[What to produce]: Keep only the lines of the data below that contain "chart", and copy them.

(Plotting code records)
>>>>
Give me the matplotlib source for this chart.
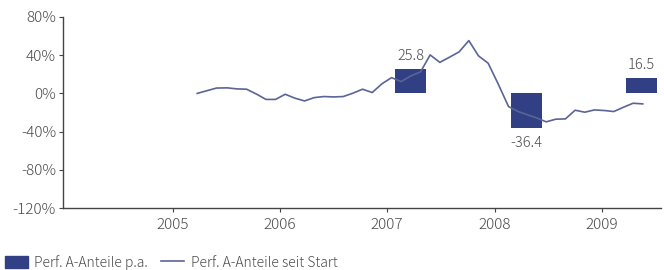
import matplotlib.pyplot as plt
from matplotlib.patches import Patch
from matplotlib.lines import Line2D

plt.rcParams['font.family'] = ['Noto Sans CJK JP', 'DejaVu Sans']
plt.rcParams['font.weight'] = 'light'

# yearly performance bars
bar_x = [2007.22, 2008.30, 2009.37]
bar_vals = [25.8, -36.4, 16.5]
bar_labels = ['25.8', '-36.4', '16.5']

# performance since start (%)
line_x = [2005.23, 2005.41, 2005.51, 2005.60, 2005.69, 2005.79, 2005.87, 2005.96,
          2006.05, 2006.14, 2006.23, 2006.32, 2006.41, 2006.50, 2006.59, 2006.68,
          2006.77, 2006.86, 2006.95, 2007.04, 2007.13, 2007.22, 2007.31, 2007.40,
          2007.49, 2007.58, 2007.67, 2007.76, 2007.85, 2007.94, 2008.03, 2008.13,
          2008.22, 2008.31, 2008.40, 2008.48, 2008.57, 2008.66, 2008.75, 2008.84,
          2008.93, 2009.03, 2009.11, 2009.20, 2009.29, 2009.38]
line_y = [0.0, 5.6, 5.8, 4.7, 4.4, -1.2, -6.3, -6.3,
          -0.9, -5.0, -7.9, -4.4, -3.3, -3.7, -3.3, 0.2,
          4.4, 0.9, 10.0, 16.5, 12.4, 18.3, 22.5, 40.3,
          32.5, 37.9, 43.5, 55.3, 39.3, 31.6, 10.7, -13.8,
          -19.0, -22.5, -26.0, -29.8, -27.0, -26.7, -17.6, -19.7,
          -17.3, -18.0, -19.0, -14.5, -10.3, -11.0]

years = [2005, 2006, 2007, 2008, 2009]
y_ticks = [80, 40, 0, -40, -80, -120]

bar_color = '#313f85'
line_color = '#5b6496'
axis_color = '#444444'
text_color = '#4a4a4a'

fig = plt.figure(figsize=(6.64, 2.70), dpi=100)
ax = fig.add_axes([63 / 664, 62 / 270, 598 / 664, 191 / 270])

ax.bar(bar_x, bar_vals, width=0.29, color=bar_color, zorder=2)
ax.plot(line_x, line_y, color=line_color, linewidth=1.2, zorder=3)

for x, v, lab in zip(bar_x, bar_vals, bar_labels):
    off = 9 if v > 0 else -11
    ax.annotate(lab, (x, v), textcoords='offset points', xytext=(0, off),
                ha='center', va='center', fontsize=10.5, color=text_color)

ax.set_xlim(2003.98, 2009.55)
ax.set_ylim(-120, 80)
ax.set_xticks(years)
ax.set_xticklabels([str(y) for y in years])
ax.set_yticks(y_ticks)
ax.set_yticklabels([f'{t}%' for t in y_ticks])

for s in ['top', 'right']:
    ax.spines[s].set_visible(False)
for s in ['left', 'bottom']:
    ax.spines[s].set_color(axis_color)
    ax.spines[s].set_linewidth(1.0)
ax.tick_params(axis='both', colors=axis_color, labelcolor=text_color,
               labelsize=11, length=3, width=0.8)
ax.tick_params(axis='x', pad=4)
ax.tick_params(axis='y', pad=2)

handles = [Patch(facecolor=bar_color, edgecolor=bar_color),
           Line2D([0], [0], color=line_color, linewidth=1.2)]
fig.legend(handles, ['Perf. A-Anteile p.a.', 'Perf. A-Anteile seit Start'],
           loc='lower left', bbox_to_anchor=(-0.012, -0.045), ncol=2, frameon=False,
           fontsize=10, labelcolor=text_color, handlelength=1.7, handleheight=0.9,
           handletextpad=0.45, columnspacing=0.9)

fig.savefig('out.png', dpi=100)
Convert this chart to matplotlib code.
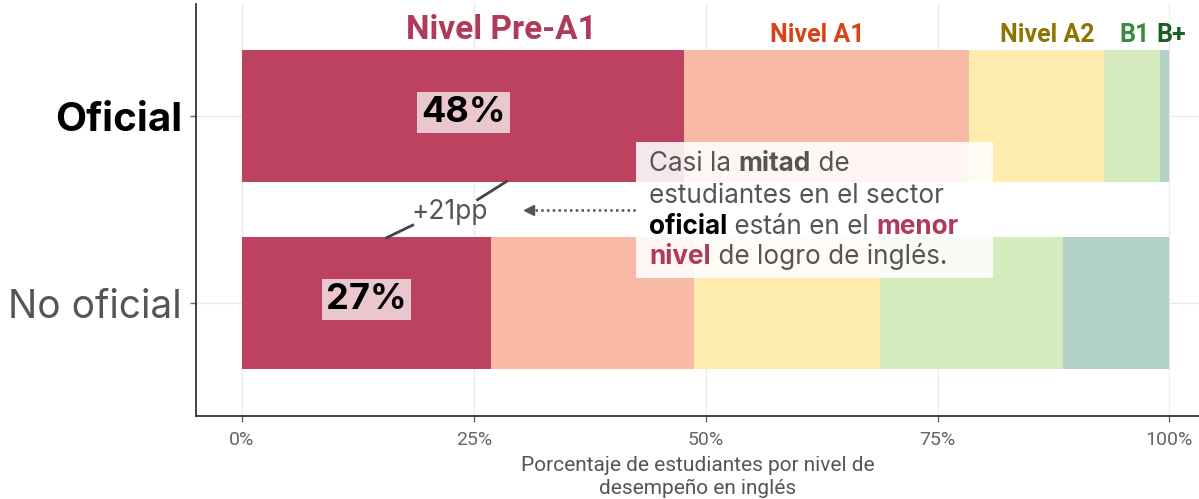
import matplotlib
matplotlib.use('Agg')
import matplotlib.pyplot as plt
import numpy as np

# Data (percent of students by English level)
sectors = ['No oficial', 'Oficial']
levels = ['Nivel Pre-A1', 'Nivel A1', 'Nivel A2', 'B1', 'B+']
oficial = [47.7, 30.7, 14.6, 6.0, 1.0]
no_oficial = [26.9, 21.8, 20.1, 19.7, 11.5]
bar_labels = ['27%', '48%']
diff_label = '+21pp'
xticks = [0, 25, 50, 75, 100]
xticklabels = ['0%', '25%', '50%', '75%', '100%']

bar_colors = ['#BC4260', '#F8B9A5', '#FEEBAE', '#D6EBBD', '#B3D2C6']
title_colors = ['#B03A5B', '#D84315', '#8E7400', '#3A8A3F', '#1B5E20']
title_x = [28.0, 62.0, 86.8, 96.3, 100.2]
gray = '#555555'

fig = plt.figure(figsize=(11.99, 4.99), dpi=100)
ax = fig.add_axes([0.1635, 0.1663, 0.8365, 0.8257])

values = np.array([no_oficial, oficial])
ypos = np.arange(1, len(sectors) + 1)
left = np.zeros(len(sectors))
for i in range(len(levels)):
    ax.barh(ypos, values[:, i], height=0.705, left=left, color=bar_colors[i], zorder=2)
    left += values[:, i]

ax.set_xlim(-4.96, 103.2)
ax.set_ylim(0.396, 2.6)

# axes styling
ax.set_xticks(xticks)
ax.set_xticklabels(xticklabels, fontsize=14, color='#666666', family='Roboto')
ax.set_yticks(ypos)
ax.set_yticklabels(sectors)
ax.grid(True, color='#EBEBEB', linewidth=1, zorder=0)
ax.set_axisbelow(True)
for sp in ['top', 'right']:
    ax.spines[sp].set_visible(False)
for sp in ['left', 'bottom']:
    ax.spines[sp].set_color('#333333')
    ax.spines[sp].set_linewidth(1.3)
ax.tick_params(axis='both', colors='#666666', length=4, width=1)
ax.tick_params(axis='x', pad=7, labelcolor='#666666')
ax.tick_params(axis='y', pad=6)

ylabs = ax.get_yticklabels()
ylabs[1].set_fontweight('bold')
ylabs[1].set_color('black')
ylabs[1].set_fontsize(29)
ylabs[0].set_color(gray)
ylabs[0].set_fontsize(28)
for t in ylabs:
    t.set_family('Inter')

ax.set_xlabel('Porcentaje de estudiantes por nivel de\ndesempeño en inglés',
              fontsize=15, color=gray, family='Roboto', labelpad=5, linespacing=1.22)

# level titles on top
for name, xc, col in zip(levels, title_x, title_colors):
    if name == 'Nivel Pre-A1':
        ax.text(xc, 2.412, name, color=col, fontsize=24, fontweight='bold',
                ha='center', va='baseline', family='Roboto')
    else:
        ax.text(xc, 2.396, name, color=col, fontsize=18, fontweight='bold',
                ha='center', va='baseline', family='Roboto')

# value labels inside Pre-A1 bars
for y, vals, lab in zip(ypos, values, bar_labels):
    ax.text(vals[0] / 2, y + 0.02, lab, fontsize=26, fontweight='bold', color='black',
            ha='center', va='center', family='Inter', zorder=5,
            bbox=dict(boxstyle='square,pad=0.12', facecolor='white', alpha=0.7, edgecolor='none'))

# difference bracket
ax.plot([15.6, 18.4], [1.35, 1.417], color='#444444', lw=2, zorder=4)
ax.plot([25.4, 28.5], [1.553, 1.65], color='#444444', lw=2, zorder=4)
ax.text(22.4, 1.485, diff_label, fontsize=19, color=gray, ha='center', va='center', family='Inter')

# dotted arrow
ax.plot([31.6, 42.6], [1.497, 1.497], color=gray, lw=1.8, linestyle=(0, (1, 1.3)), zorder=4)
ax.plot([31.0], [1.497], marker='<', color=gray, markersize=7, zorder=4)

# annotation box
ax.add_patch(plt.Rectangle((42.5, 1.134), 38.5, 0.727, facecolor='white', alpha=0.88,
                           edgecolor='none', zorder=3))

lines = [
    [('Casi la ', gray, 'normal'), ('mitad', gray, 'bold'), (' de', gray, 'normal')],
    [('estudiantes en el sector', gray, 'normal')],
    [('oficial', 'black', 'bold'), (' están en el ', gray, 'normal'), ('menor', '#B03A5B', 'bold')],
    [('nivel', '#B03A5B', 'bold'), (' de logro de inglés.', gray, 'normal')],
]
line_y = [1.706, 1.535, 1.369, 1.209]
for parts, yl in zip(lines, line_y):
    prev = None
    for s, col, w in parts:
        kw = dict(fontsize=18.8, color=col, fontweight=w, family='Inter', zorder=6, va='baseline')
        if prev is None:
            prev = ax.text(43.9, yl, s, ha='left', **kw)
        else:
            prev = ax.annotate(s, xy=(1, yl), xycoords=(prev, 'data'), ha='left', **kw)

fig.savefig('out.png', dpi=100)
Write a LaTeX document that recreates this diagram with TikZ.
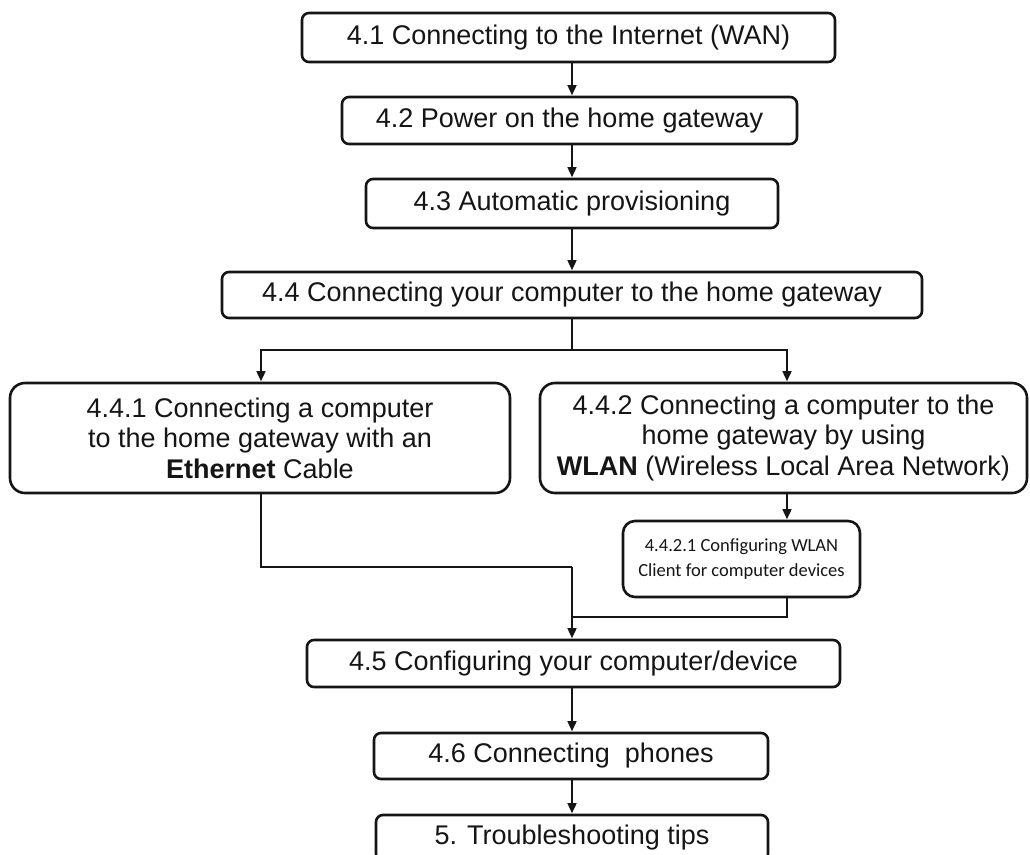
\documentclass[tikz,border=0pt]{standalone}
\usepackage{fontspec}
\setmainfont{Liberation Sans}
\newfontfamily\calfont{Carlito}
\usetikzlibrary{arrows.meta}
\definecolor{ink}{HTML}{151515}
\tikzset{
  stepbox/.style={draw=ink, line width=2.6pt, rounded corners=7pt, inner sep=0pt,
    align=center, text=ink, font=\fontsize{27}{30}\selectfont},
  bigbox/.style={stepbox, rounded corners=15pt, font=\fontsize{27}{30.5}\selectfont},
  smallbox/.style={stepbox, rounded corners=12pt, font=\calfont\fontsize{18.5}{25}\selectfont},
  conn/.style={draw=ink, line width=1.5pt},
  arr/.style={conn, -{Triangle[length=10pt,width=9pt]}, shorten >=0.5pt}
}
\begin{document}
\begin{tikzpicture}[x=1pt,y=-1pt]
\useasboundingbox (0,0) rectangle (1030,854);
\clip (0,0) rectangle (1030,854);
\fill[white] (0,0) rectangle (1030,854);

\node[stepbox, minimum width=533pt, minimum height=49pt] (n41) at (568.5,37.5) {4.1 Connecting to the Internet (WAN)};
\node[stepbox, minimum width=455pt, minimum height=47pt] (n42) at (569.5,120.5) {4.2 Power on the home gateway};
\node[stepbox, minimum width=412pt, minimum height=49pt] (n43) at (572,203.5) {4.3 Automatic provisioning};
\node[stepbox, minimum width=700pt, minimum height=46pt] (n44) at (572,295) {4.4 Connecting your computer to the home gateway};

\node[bigbox, minimum width=500pt, minimum height=110pt] (n441) at (260,438)
  {4.4.1 Connecting a computer\\to the home gateway with an\\\textbf{Ethernet} Cable};
\node[bigbox, minimum width=487pt, minimum height=110pt] (n442) at (783.5,438)
  {4.4.2 Connecting a computer to the\\home gateway by using\\\textbf{WLAN} (Wireless Local Area Network)};
\node[smallbox, minimum width=237pt, minimum height=76pt] (n4421) at (741.5,559)
  {4.4.2.1 Configuring WLAN\\Client for computer devices};

\node[stepbox, minimum width=533pt, minimum height=47pt] (n45) at (573.5,663.5) {4.5 Configuring your computer/device};
\node[stepbox, minimum width=394pt, minimum height=46pt] (n46) at (571,756) {4.6 Connecting\ \ phones};
\node[stepbox, minimum width=392pt, minimum height=46pt] (n5) at (572,838) {5. Troubleshooting tips};

\coordinate (col) at (572,0);
\coordinate (sp) at (572,350);
\coordinate (spR) at (787,350);
\coordinate (spL) at (261,350);
\coordinate (j1) at (572,567);
\coordinate (j2) at (572,617);

\draw[arr] (n41.south -| col) -- (n42.north -| col);
\draw[arr] (n42.south -| col) -- (n43.north -| col);
\draw[arr] (n43.south -| col) -- (n44.north -| col);
\draw[conn] (n44.south -| col) -- (sp);
\draw[arr] (sp) -- (spL) -- (spL |- n441.north);
\draw[arr] (sp) -- (spR) -- (spR |- n442.north);
\draw[arr] (spR |- n442.south) -- (spR |- n4421.north);
\draw[conn] (spL |- n441.south) |- (j1);
\draw[conn] (spR |- n4421.south) |- (j2);
\draw[arr] (j1) -- (n45.north -| j1);
\draw[arr] (n45.south -| col) -- (n46.north -| col);
\draw[arr] (n46.south -| col) -- (n5.north -| col);
\end{tikzpicture}
\end{document}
<<<<
[Expected answer]:
Give me the matplotlib source for this chart.
Convert this chart to matplotlib code.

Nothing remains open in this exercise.